= Given material =
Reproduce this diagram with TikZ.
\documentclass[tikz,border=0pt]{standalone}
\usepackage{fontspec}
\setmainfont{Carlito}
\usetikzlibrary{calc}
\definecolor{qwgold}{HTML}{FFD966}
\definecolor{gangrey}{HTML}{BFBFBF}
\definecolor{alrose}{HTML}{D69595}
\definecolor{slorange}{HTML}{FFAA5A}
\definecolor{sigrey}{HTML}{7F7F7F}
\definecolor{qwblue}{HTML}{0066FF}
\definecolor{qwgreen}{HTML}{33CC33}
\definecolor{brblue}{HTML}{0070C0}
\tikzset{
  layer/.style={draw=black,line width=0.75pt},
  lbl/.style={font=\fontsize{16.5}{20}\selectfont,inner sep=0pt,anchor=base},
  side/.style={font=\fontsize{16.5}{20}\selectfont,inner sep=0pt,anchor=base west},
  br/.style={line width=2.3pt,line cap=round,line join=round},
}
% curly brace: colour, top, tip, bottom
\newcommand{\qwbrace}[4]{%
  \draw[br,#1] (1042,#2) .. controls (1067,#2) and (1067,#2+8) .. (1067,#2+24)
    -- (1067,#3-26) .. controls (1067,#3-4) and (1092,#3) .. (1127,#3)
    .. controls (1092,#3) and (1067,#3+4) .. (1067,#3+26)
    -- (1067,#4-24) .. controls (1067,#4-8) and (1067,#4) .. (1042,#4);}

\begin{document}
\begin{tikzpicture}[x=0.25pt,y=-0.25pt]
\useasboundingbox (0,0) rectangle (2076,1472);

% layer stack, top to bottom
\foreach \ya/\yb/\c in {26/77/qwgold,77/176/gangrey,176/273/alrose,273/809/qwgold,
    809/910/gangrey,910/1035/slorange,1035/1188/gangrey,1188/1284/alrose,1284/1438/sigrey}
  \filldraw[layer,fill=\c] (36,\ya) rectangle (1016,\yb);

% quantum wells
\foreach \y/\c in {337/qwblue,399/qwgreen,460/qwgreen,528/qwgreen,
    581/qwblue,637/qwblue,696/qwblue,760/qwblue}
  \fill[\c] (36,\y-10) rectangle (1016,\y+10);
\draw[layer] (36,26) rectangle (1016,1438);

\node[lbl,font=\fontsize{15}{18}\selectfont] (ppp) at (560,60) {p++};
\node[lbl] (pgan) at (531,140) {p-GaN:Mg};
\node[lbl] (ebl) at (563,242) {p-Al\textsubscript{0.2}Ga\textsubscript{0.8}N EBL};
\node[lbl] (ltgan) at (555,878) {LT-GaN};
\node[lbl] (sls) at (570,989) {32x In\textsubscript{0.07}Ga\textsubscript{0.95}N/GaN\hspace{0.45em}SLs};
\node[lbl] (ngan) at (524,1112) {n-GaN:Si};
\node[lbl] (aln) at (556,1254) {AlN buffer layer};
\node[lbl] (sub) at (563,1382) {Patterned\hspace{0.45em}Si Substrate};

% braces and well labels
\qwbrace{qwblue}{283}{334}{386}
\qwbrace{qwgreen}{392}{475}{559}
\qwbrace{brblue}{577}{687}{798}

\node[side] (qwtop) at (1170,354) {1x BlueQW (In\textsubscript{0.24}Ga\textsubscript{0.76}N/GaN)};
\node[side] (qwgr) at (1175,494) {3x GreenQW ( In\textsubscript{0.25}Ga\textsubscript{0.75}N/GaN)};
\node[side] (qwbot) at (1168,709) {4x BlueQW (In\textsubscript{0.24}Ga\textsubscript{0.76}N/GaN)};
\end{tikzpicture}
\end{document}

= Task directions =
In the listing above, reproduce the first line and each one after it through the line that contains "(36,26) rectangle (1016,1438);".

= Answer below =
Reproduce this diagram with TikZ.
\documentclass[tikz,border=0pt]{standalone}
\usepackage{fontspec}
\setmainfont{Carlito}
\usetikzlibrary{calc}
\definecolor{qwgold}{HTML}{FFD966}
\definecolor{gangrey}{HTML}{BFBFBF}
\definecolor{alrose}{HTML}{D69595}
\definecolor{slorange}{HTML}{FFAA5A}
\definecolor{sigrey}{HTML}{7F7F7F}
\definecolor{qwblue}{HTML}{0066FF}
\definecolor{qwgreen}{HTML}{33CC33}
\definecolor{brblue}{HTML}{0070C0}
\tikzset{
  layer/.style={draw=black,line width=0.75pt},
  lbl/.style={font=\fontsize{16.5}{20}\selectfont,inner sep=0pt,anchor=base},
  side/.style={font=\fontsize{16.5}{20}\selectfont,inner sep=0pt,anchor=base west},
  br/.style={line width=2.3pt,line cap=round,line join=round},
}
% curly brace: colour, top, tip, bottom
\newcommand{\qwbrace}[4]{%
  \draw[br,#1] (1042,#2) .. controls (1067,#2) and (1067,#2+8) .. (1067,#2+24)
    -- (1067,#3-26) .. controls (1067,#3-4) and (1092,#3) .. (1127,#3)
    .. controls (1092,#3) and (1067,#3+4) .. (1067,#3+26)
    -- (1067,#4-24) .. controls (1067,#4-8) and (1067,#4) .. (1042,#4);}

\begin{document}
\begin{tikzpicture}[x=0.25pt,y=-0.25pt]
\useasboundingbox (0,0) rectangle (2076,1472);

% layer stack, top to bottom
\foreach \ya/\yb/\c in {26/77/qwgold,77/176/gangrey,176/273/alrose,273/809/qwgold,
    809/910/gangrey,910/1035/slorange,1035/1188/gangrey,1188/1284/alrose,1284/1438/sigrey}
  \filldraw[layer,fill=\c] (36,\ya) rectangle (1016,\yb);

% quantum wells
\foreach \y/\c in {337/qwblue,399/qwgreen,460/qwgreen,528/qwgreen,
    581/qwblue,637/qwblue,696/qwblue,760/qwblue}
  \fill[\c] (36,\y-10) rectangle (1016,\y+10);
\draw[layer] (36,26) rectangle (1016,1438);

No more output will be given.